According to Norway's own rules, the country may withdraw a maximum of 3 percent of the fund's value during a single year. More is allowed in economically difficult times, which has been done several times before. This year's sum is equal to approximately 4.2 percent of the fund's value, as of 1 January 2020.
“The bill is huge, and we spend a lot of money, but we should be clear that if we spend a lot of money now we can spend less in the next few years,” Finance Minister Jan Tore Sanner said.
According to Sanner, the alternative is to face even more bankruptcies, even higher unemployment and an even longer time for the Norwegian economy to recover.
Kjersti Haugland, chief economist at DNB Markets, stressed that the Norwegian state began to increase withdrawals from the oil fund already last autumn, and predicted a further increase in the future, calling this process “understandable”.

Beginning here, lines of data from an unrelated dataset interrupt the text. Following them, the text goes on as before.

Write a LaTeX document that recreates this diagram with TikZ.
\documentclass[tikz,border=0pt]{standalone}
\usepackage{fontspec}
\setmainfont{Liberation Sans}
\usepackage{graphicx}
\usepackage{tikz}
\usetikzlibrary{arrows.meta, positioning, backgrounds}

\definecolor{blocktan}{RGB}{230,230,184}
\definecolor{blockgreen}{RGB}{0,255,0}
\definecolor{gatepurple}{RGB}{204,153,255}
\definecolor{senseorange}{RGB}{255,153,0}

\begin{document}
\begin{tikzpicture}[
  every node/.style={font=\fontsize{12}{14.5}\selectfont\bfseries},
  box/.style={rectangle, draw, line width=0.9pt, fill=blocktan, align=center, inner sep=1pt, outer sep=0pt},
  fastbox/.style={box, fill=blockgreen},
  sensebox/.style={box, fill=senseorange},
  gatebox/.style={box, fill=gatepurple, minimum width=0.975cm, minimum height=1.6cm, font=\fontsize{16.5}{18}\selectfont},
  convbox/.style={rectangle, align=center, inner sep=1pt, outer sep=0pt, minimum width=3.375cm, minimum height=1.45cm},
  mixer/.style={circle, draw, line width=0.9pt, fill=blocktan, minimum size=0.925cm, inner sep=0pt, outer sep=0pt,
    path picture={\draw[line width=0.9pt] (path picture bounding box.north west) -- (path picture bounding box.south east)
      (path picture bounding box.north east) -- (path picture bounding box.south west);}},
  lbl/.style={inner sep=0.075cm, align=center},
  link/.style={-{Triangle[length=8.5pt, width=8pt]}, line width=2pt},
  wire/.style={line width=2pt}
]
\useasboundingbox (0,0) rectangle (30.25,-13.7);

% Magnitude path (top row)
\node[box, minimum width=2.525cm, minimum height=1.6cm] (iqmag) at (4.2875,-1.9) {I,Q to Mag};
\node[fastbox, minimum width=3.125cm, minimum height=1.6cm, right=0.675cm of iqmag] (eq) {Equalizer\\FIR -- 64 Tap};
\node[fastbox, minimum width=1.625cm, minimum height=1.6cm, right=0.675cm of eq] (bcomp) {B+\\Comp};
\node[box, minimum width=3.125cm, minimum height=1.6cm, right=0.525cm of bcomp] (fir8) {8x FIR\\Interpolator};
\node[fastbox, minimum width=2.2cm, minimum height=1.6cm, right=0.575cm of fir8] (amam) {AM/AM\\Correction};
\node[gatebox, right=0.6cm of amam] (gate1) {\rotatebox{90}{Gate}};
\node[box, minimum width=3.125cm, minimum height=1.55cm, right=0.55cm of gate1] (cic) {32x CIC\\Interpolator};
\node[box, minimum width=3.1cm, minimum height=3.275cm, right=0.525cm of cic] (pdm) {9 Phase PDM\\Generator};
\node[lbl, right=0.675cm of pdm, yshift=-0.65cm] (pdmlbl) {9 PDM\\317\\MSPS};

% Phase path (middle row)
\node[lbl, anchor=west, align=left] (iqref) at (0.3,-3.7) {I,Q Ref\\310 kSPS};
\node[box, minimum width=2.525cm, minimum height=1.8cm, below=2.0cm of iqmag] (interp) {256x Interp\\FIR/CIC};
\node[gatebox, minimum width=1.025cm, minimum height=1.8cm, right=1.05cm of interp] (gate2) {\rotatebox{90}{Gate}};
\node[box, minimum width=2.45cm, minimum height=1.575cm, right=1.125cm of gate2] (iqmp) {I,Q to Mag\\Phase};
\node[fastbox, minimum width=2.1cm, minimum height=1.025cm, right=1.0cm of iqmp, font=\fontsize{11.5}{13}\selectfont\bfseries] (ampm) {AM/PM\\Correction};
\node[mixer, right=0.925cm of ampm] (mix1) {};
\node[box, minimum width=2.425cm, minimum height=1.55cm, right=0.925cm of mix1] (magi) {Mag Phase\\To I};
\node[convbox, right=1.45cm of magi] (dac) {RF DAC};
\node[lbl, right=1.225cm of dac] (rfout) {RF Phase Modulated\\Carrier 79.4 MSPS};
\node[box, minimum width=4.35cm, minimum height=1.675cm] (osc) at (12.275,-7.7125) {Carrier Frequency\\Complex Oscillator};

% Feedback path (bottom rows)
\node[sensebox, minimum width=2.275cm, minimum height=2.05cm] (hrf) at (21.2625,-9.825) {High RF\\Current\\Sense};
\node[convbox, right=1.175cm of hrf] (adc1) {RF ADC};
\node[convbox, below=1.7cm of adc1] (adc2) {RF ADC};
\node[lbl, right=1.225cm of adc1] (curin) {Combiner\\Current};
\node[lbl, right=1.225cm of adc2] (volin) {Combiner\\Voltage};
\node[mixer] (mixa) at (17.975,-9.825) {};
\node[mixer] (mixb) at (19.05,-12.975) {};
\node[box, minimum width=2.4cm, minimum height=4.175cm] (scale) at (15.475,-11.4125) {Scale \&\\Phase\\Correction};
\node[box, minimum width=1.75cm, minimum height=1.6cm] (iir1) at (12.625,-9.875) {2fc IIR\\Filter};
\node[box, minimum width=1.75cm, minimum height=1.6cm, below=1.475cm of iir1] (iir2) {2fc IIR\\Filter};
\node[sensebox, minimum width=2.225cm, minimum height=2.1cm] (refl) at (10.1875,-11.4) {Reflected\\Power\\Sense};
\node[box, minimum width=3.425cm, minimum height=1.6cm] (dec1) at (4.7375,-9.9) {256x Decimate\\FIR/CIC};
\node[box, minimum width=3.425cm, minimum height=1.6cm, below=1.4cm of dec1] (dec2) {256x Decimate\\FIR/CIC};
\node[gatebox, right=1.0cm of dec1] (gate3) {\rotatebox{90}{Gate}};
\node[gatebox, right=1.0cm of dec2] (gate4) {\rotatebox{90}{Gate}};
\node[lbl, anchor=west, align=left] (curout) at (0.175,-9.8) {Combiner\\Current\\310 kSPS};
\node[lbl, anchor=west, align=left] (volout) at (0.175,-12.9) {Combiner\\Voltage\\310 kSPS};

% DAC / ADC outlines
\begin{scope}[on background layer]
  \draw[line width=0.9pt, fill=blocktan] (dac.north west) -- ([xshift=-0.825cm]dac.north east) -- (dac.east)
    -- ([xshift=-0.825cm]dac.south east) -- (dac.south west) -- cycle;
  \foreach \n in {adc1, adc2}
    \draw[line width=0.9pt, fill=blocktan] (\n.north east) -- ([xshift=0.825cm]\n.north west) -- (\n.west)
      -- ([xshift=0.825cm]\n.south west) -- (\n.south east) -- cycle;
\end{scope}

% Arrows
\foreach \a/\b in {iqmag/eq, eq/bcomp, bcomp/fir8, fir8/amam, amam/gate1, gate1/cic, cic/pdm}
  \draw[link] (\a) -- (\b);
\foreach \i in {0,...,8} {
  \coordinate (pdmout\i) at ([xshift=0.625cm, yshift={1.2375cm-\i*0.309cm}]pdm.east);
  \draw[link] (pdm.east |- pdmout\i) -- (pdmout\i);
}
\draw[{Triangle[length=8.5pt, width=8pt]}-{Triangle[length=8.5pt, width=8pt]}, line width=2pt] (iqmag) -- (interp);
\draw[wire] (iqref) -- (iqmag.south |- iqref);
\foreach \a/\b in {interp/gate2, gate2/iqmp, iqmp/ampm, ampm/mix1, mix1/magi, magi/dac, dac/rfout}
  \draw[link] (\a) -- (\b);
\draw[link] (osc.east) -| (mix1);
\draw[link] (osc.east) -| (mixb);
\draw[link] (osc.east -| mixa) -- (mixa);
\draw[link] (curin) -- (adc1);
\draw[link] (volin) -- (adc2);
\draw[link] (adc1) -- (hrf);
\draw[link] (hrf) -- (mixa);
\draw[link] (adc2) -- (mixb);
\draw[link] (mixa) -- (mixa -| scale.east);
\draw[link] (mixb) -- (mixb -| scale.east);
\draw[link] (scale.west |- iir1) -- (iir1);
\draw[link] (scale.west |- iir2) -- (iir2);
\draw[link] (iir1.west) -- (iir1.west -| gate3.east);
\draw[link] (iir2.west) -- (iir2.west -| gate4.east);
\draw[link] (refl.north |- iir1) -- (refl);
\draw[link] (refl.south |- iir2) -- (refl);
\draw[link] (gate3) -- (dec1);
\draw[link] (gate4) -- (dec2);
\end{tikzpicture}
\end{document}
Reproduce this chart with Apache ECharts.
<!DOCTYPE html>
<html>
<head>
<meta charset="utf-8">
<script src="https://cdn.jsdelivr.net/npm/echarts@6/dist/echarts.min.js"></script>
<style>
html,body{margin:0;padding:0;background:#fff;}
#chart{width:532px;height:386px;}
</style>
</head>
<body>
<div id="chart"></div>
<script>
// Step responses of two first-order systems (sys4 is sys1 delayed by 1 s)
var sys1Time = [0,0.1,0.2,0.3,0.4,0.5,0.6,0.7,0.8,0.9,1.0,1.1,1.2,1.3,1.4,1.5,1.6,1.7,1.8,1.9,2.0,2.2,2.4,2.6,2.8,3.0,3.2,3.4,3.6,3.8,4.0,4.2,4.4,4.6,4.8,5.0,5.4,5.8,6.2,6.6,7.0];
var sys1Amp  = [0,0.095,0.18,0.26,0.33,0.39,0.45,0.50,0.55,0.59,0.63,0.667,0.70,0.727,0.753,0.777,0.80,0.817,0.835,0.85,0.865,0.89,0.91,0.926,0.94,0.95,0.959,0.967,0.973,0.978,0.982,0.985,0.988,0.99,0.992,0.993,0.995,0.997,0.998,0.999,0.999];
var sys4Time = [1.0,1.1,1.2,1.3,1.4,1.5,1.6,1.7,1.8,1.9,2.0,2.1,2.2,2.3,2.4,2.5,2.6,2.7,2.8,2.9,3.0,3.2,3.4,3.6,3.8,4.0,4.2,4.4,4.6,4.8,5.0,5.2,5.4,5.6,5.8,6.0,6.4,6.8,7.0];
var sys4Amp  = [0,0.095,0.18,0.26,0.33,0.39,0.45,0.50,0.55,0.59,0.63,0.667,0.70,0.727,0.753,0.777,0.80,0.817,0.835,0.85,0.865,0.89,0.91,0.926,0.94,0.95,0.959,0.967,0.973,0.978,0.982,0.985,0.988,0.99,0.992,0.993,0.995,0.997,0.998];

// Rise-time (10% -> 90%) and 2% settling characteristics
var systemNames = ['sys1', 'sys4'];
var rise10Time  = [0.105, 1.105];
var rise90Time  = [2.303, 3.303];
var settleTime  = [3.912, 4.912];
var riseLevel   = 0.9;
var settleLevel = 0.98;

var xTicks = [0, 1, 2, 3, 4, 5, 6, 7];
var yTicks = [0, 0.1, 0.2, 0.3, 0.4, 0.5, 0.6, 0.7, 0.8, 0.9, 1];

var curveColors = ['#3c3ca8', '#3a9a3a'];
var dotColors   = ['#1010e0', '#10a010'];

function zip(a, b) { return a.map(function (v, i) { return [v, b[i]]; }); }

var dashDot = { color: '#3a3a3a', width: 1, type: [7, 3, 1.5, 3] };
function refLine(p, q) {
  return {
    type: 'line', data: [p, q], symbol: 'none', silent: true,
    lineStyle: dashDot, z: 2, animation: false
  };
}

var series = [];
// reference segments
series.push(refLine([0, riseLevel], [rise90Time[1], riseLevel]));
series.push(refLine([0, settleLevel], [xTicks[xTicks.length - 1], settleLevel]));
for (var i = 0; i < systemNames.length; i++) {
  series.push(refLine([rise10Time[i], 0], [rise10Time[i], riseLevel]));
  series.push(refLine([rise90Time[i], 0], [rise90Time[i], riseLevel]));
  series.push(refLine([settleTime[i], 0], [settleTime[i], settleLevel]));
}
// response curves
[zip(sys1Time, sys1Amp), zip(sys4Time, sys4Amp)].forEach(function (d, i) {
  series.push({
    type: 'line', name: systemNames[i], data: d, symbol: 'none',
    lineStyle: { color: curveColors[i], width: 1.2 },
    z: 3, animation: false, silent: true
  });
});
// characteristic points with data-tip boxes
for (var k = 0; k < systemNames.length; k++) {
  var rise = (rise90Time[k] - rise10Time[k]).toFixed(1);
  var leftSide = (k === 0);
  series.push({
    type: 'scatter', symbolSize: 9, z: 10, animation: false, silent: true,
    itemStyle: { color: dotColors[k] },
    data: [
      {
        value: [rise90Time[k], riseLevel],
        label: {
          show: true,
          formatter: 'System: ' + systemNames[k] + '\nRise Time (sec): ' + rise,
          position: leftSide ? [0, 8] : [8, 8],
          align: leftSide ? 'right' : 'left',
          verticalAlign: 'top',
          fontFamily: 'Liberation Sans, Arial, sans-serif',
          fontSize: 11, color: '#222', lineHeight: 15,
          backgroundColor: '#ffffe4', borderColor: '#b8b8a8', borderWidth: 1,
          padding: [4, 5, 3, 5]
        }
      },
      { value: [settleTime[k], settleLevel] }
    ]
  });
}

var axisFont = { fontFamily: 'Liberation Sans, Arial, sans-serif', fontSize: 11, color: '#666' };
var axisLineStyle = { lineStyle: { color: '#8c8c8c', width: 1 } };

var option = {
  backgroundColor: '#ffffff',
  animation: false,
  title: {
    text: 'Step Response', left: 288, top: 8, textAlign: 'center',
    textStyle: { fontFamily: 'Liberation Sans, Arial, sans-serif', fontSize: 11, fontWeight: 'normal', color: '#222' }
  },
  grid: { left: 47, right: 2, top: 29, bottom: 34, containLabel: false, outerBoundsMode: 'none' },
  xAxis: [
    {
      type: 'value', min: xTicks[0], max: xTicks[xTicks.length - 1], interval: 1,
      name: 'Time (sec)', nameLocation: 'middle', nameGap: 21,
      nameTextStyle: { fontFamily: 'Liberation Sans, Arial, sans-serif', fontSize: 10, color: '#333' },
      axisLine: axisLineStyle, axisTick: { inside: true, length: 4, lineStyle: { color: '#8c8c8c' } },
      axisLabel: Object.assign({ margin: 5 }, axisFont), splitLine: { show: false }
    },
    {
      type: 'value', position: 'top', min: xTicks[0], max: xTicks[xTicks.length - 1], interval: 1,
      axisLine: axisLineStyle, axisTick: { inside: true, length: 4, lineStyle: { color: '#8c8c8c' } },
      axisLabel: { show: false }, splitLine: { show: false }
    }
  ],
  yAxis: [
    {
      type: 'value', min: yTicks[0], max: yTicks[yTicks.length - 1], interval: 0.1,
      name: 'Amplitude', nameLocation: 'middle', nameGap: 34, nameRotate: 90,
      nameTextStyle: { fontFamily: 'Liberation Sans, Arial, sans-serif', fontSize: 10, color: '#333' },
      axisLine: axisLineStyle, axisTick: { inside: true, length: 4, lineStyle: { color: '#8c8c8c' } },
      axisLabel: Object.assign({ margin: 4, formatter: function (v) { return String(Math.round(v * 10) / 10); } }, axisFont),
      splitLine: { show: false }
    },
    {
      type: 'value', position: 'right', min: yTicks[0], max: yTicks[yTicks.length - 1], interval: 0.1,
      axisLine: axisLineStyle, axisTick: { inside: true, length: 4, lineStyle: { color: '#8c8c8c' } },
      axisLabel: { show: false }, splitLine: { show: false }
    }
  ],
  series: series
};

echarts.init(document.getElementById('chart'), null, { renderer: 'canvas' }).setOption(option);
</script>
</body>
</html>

The Finance Ministry predicts that Norway's economy will shrink 4.0 percent this year alone, while unemployment will rise to 5.9 percent. Both figures are expected to be the worst since World War II. Other forecasts are even more pessimistic. The central bank Norges Bank expects the GDP to shed 5.2 percent, Statistics Sweden predicts a 5.5 percent dive, whereas DNB Markets puts the figure at 6 percent.
This week, Statistics Norway reported a GDP drop of 1.5 percent compared with the fourth quarter of 2019, with the oil and gas industry hit as badly as expected. Norwegian households cut consumption by 3.6 percent. As a result, imports fell by as much as 4.9 percent, while exports dropped 2.4 percent compared with the fourth quarter last year.
In the words of economist Ola Grytten, who is a professor of economic history at the Norwegian School of Economics, you have to look back to the Great Depression era and the year 1931 to find a similar drop in GDP, the newspaper Nettavisen reported.
The fund currently has a market value of approximately $1 trillion. It is the world's largest government fund and invests revenues from the oil industry in, among other things, foreign equities and fixed income securities. During the period 1998-2019, the fund had an annual return of 6.1 percent.